02/12/2016 07:52 SAST | Updated 02/12/2016 07:53 SAST

Motsoeneng's Is Still Saying He Can 'Turn SA Around'

The SABC boss remains confident in his ability to make the country better.

Felix Dlangamandla/Gallo Images

SABC acting head of corporate affairs Hlaudi Motsoeneng waxed lyrical on job creation, business economics and empowerment at an ANCYL KwaZulu-Natal lecture on economic freedom in Durban on Thursday night.

The agenda was set early in the evening when the ANCYL in eThekwini backed Motsoeneng to be voted onto the ANC's national executive committee (NEC) in 2017.

Motsoeneng weighed in on race relations and gave suggestions for what he would do if he were the country's president.

"There is no problem when it comes to white people. There are problems with black people. Black people are in charge and they can't complain about transformation when they are in charge of transformation themselves," he said.

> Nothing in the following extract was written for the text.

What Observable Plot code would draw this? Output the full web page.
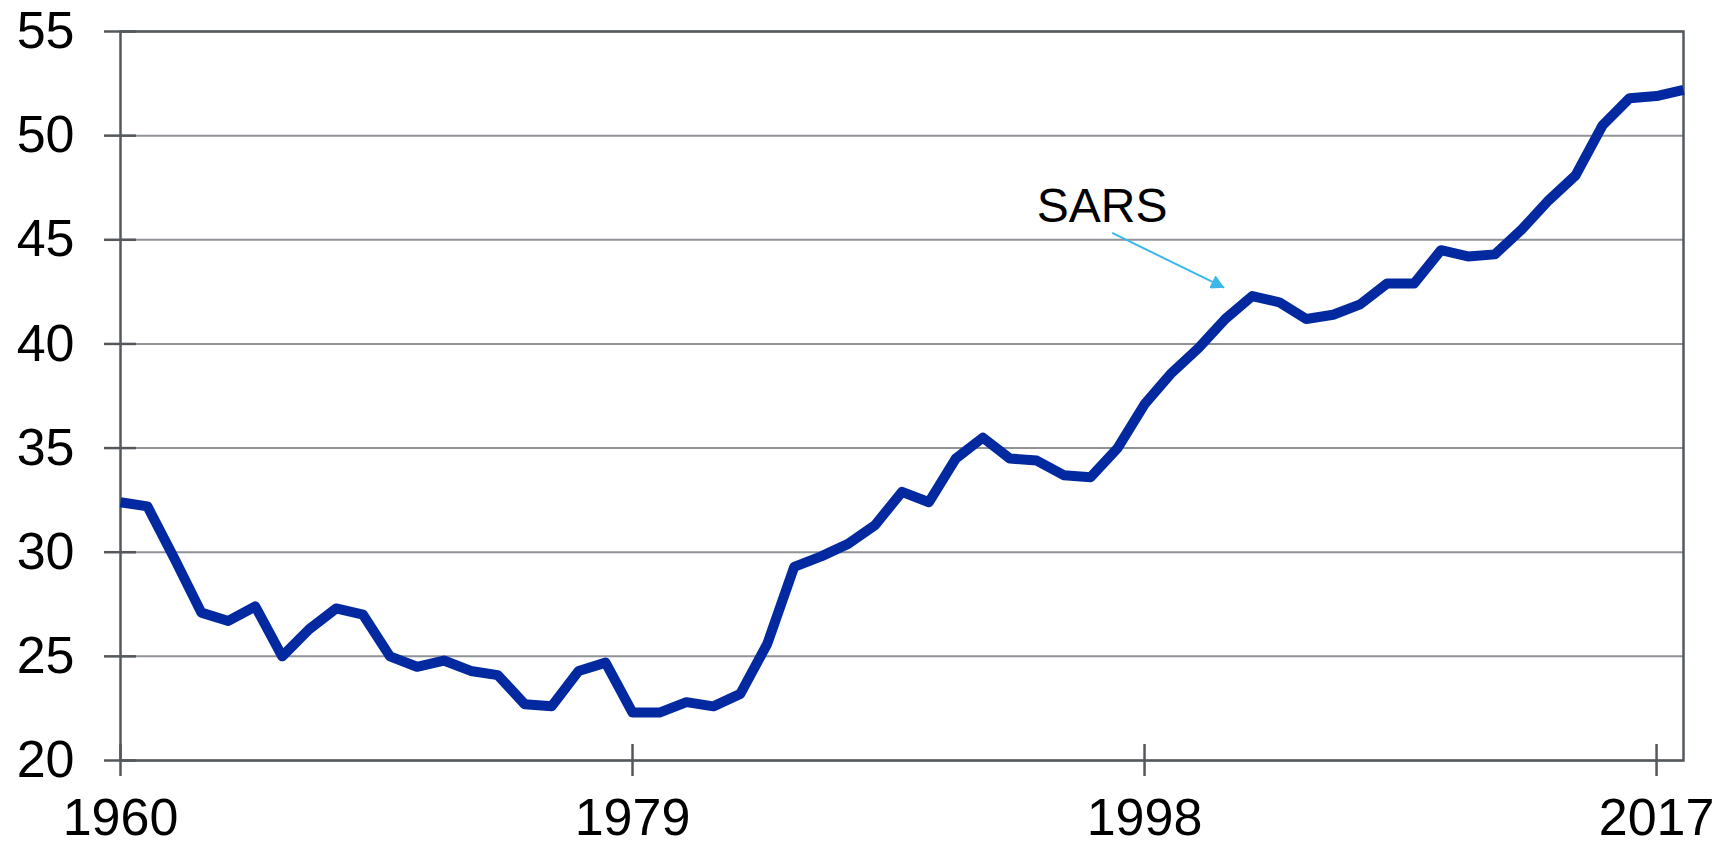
<!DOCTYPE html>
<html>
<head>
<meta charset="utf-8">
<script src="https://cdn.jsdelivr.net/npm/d3@7"></script>
<script src="https://cdn.jsdelivr.net/npm/@observablehq/plot@0.6"></script>
<style>
  html, body { margin: 0; padding: 0; background: #fff; overflow: hidden; }
  #chart { width: 1729px; height: 845px; }
</style>
</head>
<body>
<div id="chart"></div>
<script>
// ---- data ----
const years = [
  1960, 1961, 1962, 1963, 1964, 1965, 1966, 1967, 1968, 1969,
  1970, 1971, 1972, 1973, 1974, 1975, 1976, 1977, 1978, 1979,
  1980, 1981, 1982, 1983, 1984, 1985, 1986, 1987, 1988, 1989,
  1990, 1991, 1992, 1993, 1994, 1995, 1996, 1997, 1998, 1999,
  2000, 2001, 2002, 2003, 2004, 2005, 2006, 2007, 2008, 2009,
  2010, 2011, 2012, 2013, 2014, 2015, 2016, 2017, 2018
];
const values = [
  32.4, 32.2, 29.7, 27.1, 26.7, 27.4, 25.0, 26.3, 27.3, 27.0,
  25.0, 24.5, 24.8, 24.3, 24.1, 22.7, 22.6, 24.3, 24.7, 22.3,
  22.3, 22.8, 22.6, 23.2, 25.6, 29.3, 29.8, 30.4, 31.3, 32.9,
  32.4, 34.5, 35.5, 34.5, 34.4, 33.7, 33.6, 35.0, 37.1, 38.6,
  39.8, 41.2, 42.3, 42.0, 41.2, 41.4, 41.9, 42.9, 42.9, 44.5,
  44.2, 44.3, 45.5, 46.9, 48.1, 50.5, 51.8, 51.9, 52.2
];
const xTicks = [1960, 1979, 1998, 2017];
const yTicks = [20, 25, 30, 35, 40, 45, 50, 55];
const xDomain = [1960, 2018];
const yDomain = [20, 55];

// annotation (data coordinates)
const noteLabel = ["SARS"];
const noteText = [{x: 1994.0, y: 46.6}];
const noteArrow = [{x1: 1996.8, y1: 45.33, x2: 2000.96, y2: 42.7}];

const data = years.map((year, i) => ({year, value: values[i]}));

const axisColor = "#54585d";
const gridColor = "#8f9296";
const lineColor = "#0329a0";
const arrowColor = "#3db7e9";
const font = "'Liberation Sans', Arial, Helvetica, sans-serif";

const chart = Plot.plot({
  width: 1729,
  height: 845,
  marginLeft: 120,
  marginRight: 46,
  marginTop: 31,
  marginBottom: 85,
  style: {fontFamily: font, background: "#fff", color: "#000", overflow: "visible"},
  x: {domain: xDomain},
  y: {domain: yDomain},
  marks: [
    Plot.ruleY(yTicks, {stroke: gridColor, strokeWidth: 2}),
    Plot.frame({stroke: axisColor, strokeWidth: 2.5}),
    Plot.axisY({ticks: yTicks, tickSize: 32, dx: 16, tickPadding: 30,
      stroke: axisColor, strokeWidth: 2.5, fill: "#000", fontSize: 52, tickFormat: d => String(d)}),
    Plot.axisX({ticks: xTicks, tickSize: 32, dy: -16, tickPadding: 22,
      stroke: axisColor, strokeWidth: 2.5, fill: "#000", fontSize: 52, tickFormat: d => String(d)}),
    Plot.line(data, {x: "year", y: "value", stroke: lineColor, strokeWidth: 10,
      strokeLinecap: "butt", strokeLinejoin: "round"}),
    Plot.link(noteArrow, {x1: "x1", y1: "y1", x2: "x2", y2: "y2",
      stroke: arrowColor, strokeWidth: 2, markerEnd: "arrow"}),
    Plot.text(noteText, {x: "x", y: "y", text: (d, i) => noteLabel[i], textAnchor: "start",
      lineAnchor: "middle", fontSize: 48, fill: "#000"})
  ]
});

// turn the open arrow marker into a filled triangle head
chart.querySelectorAll("marker").forEach(m => {
  m.setAttribute("viewBox", "-10 -5 10 10");
  m.setAttribute("fill", arrowColor);
  m.setAttribute("stroke", "none");
  const p = m.querySelector("path");
  if (p) p.setAttribute("d", "M-10,-5.5L0,0L-10,5.5Z");
});

document.getElementById("chart").appendChild(chart);
</script>
</body>
</html>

"I am speaking as a professional and not as a politician. I can turn this country around in six months and I am honoured that you believe that," he added.

"We as blacks are a serious problem. We don't want black people to emerge and do well in their lives."

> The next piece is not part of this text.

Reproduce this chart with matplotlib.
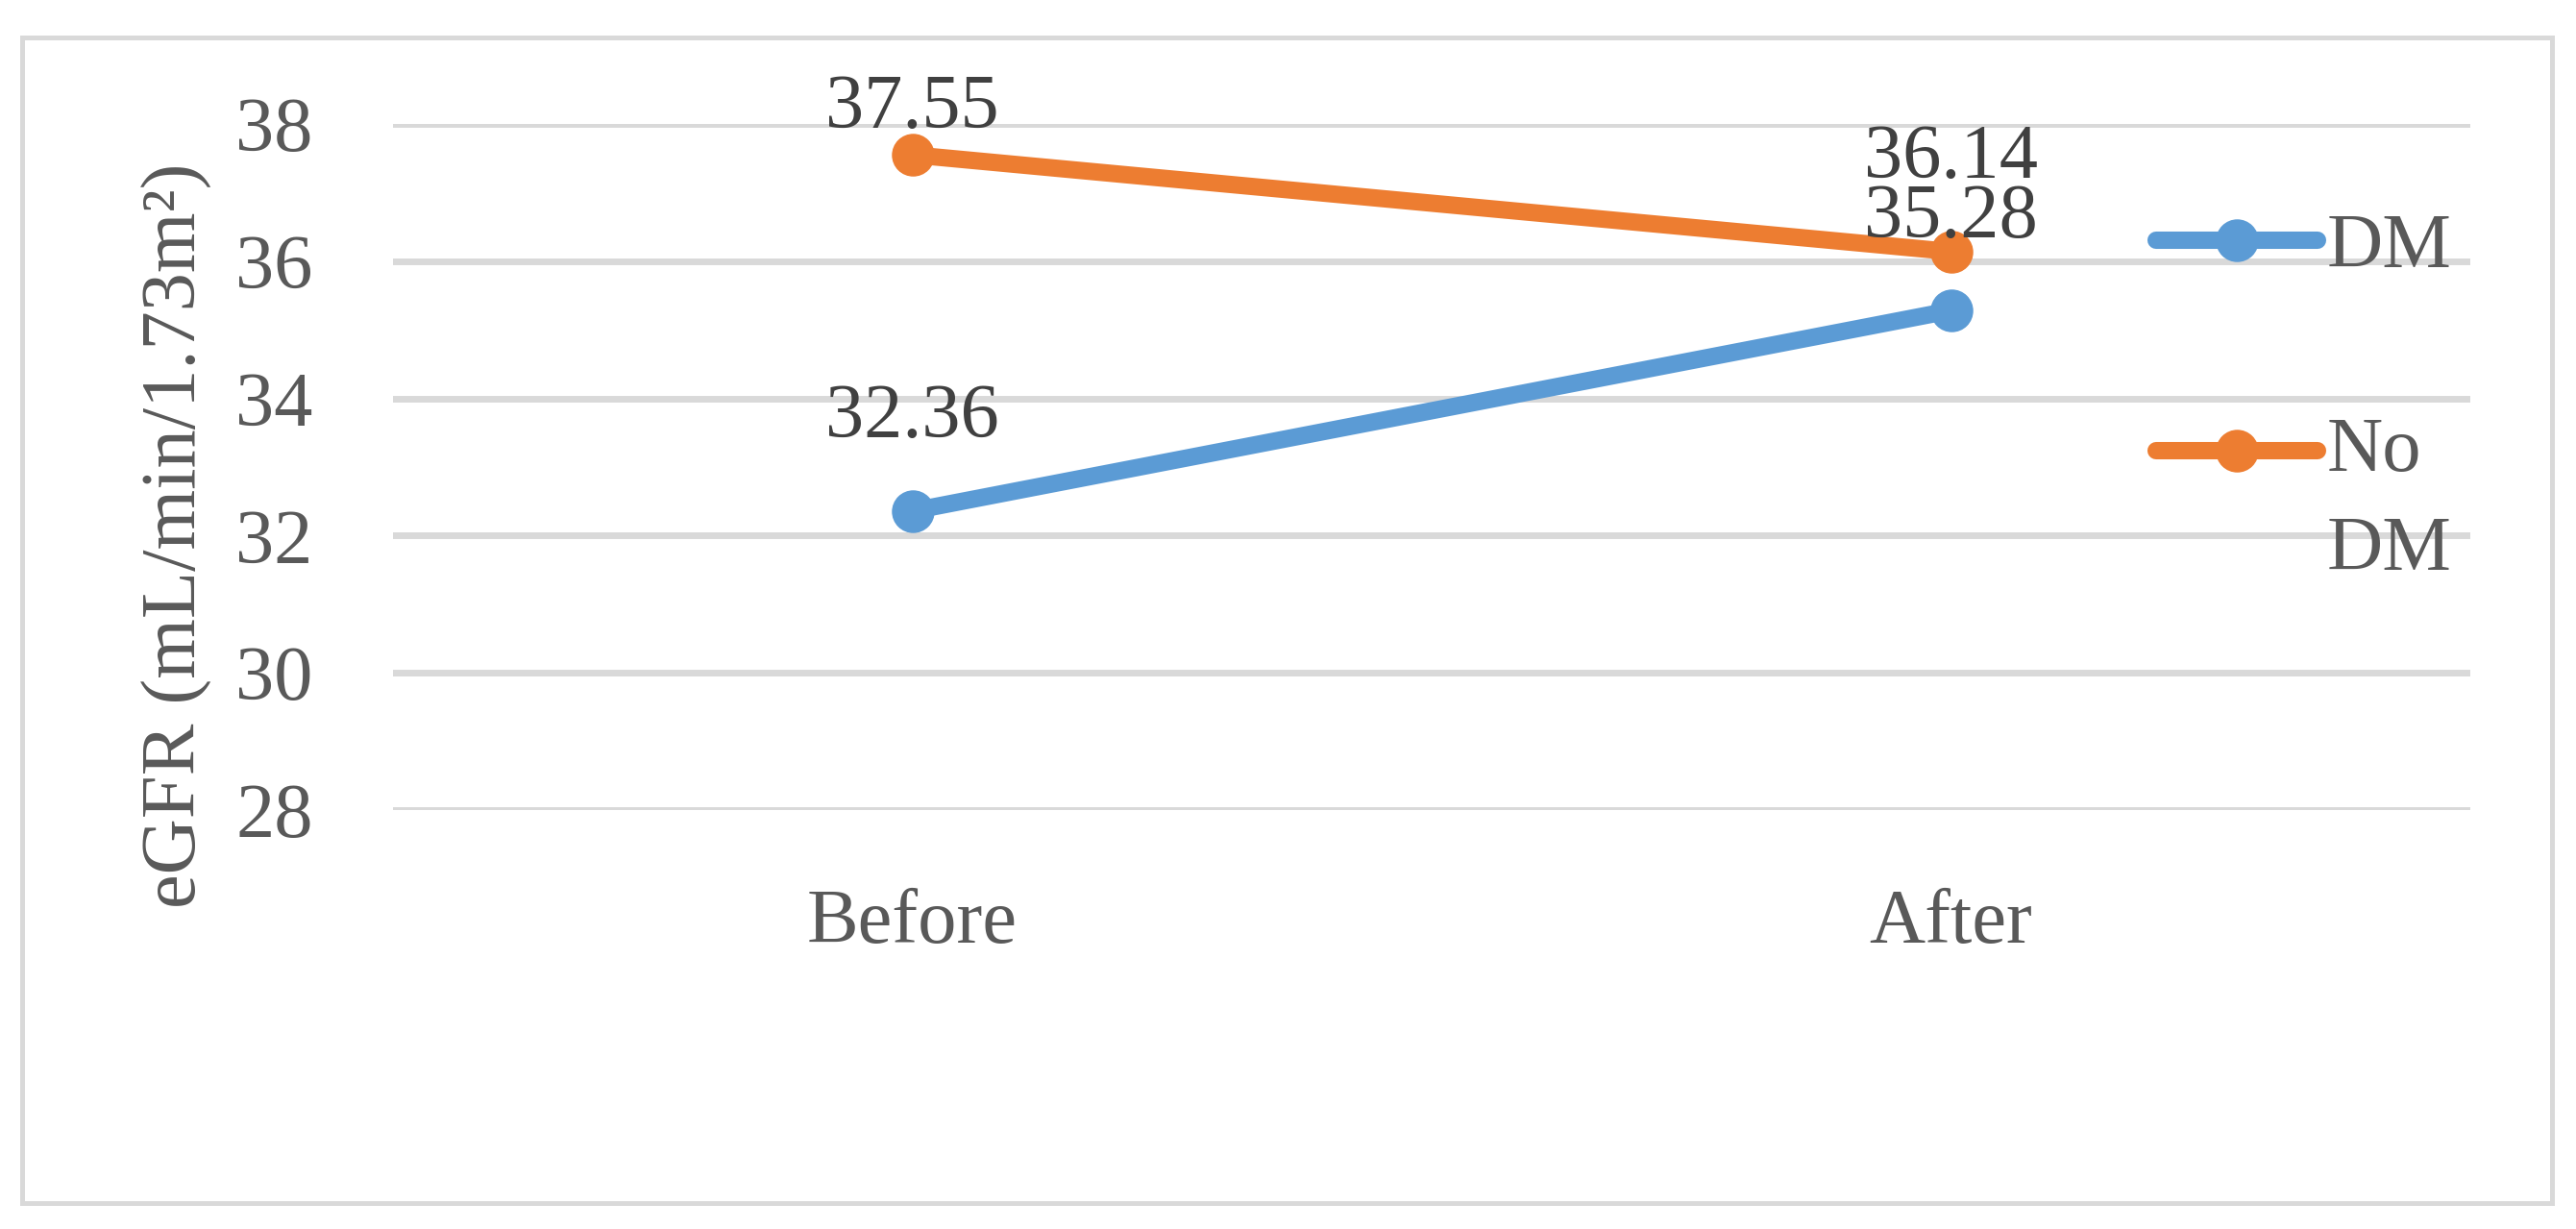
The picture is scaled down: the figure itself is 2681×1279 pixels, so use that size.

He said if he were president, he would not appoint people to ministerial posts merely because they were on the NEC. He would appoint them only if he knew they could deliver.

Motsoeneng touched on the implementation of policy, saying he was not a believer in research.

"You know why we are not moving with speed in South Africa? Because we have copied the West. We are in Africa. We should have our own standard. When you do research it takes three years, and two years to implement. I don't believe in research. It is not how I operate. If I see a problem I solve it now."

He said there was a difference between a "certificated person" and an educated one.

"But I won't go there," Motsoeneng said.

Former public protector Thuli Madonsela found in a 2014 report into the SABC, titled When Governance and Ethics Fail that Motsoeneng lied about having passed matric in 1991, when he first applied to work there.

The controversial former COO said South Africans should re-examine the Freedom Charter. It was a good document, but outdated. A new Freedom Charter that people could "touch and feel" was needed.

Before Motsoeneng spoke, ANCYL Ethekwini secretary general Thinta Cibane said the structure would support him to become a member of the ANC's NEC.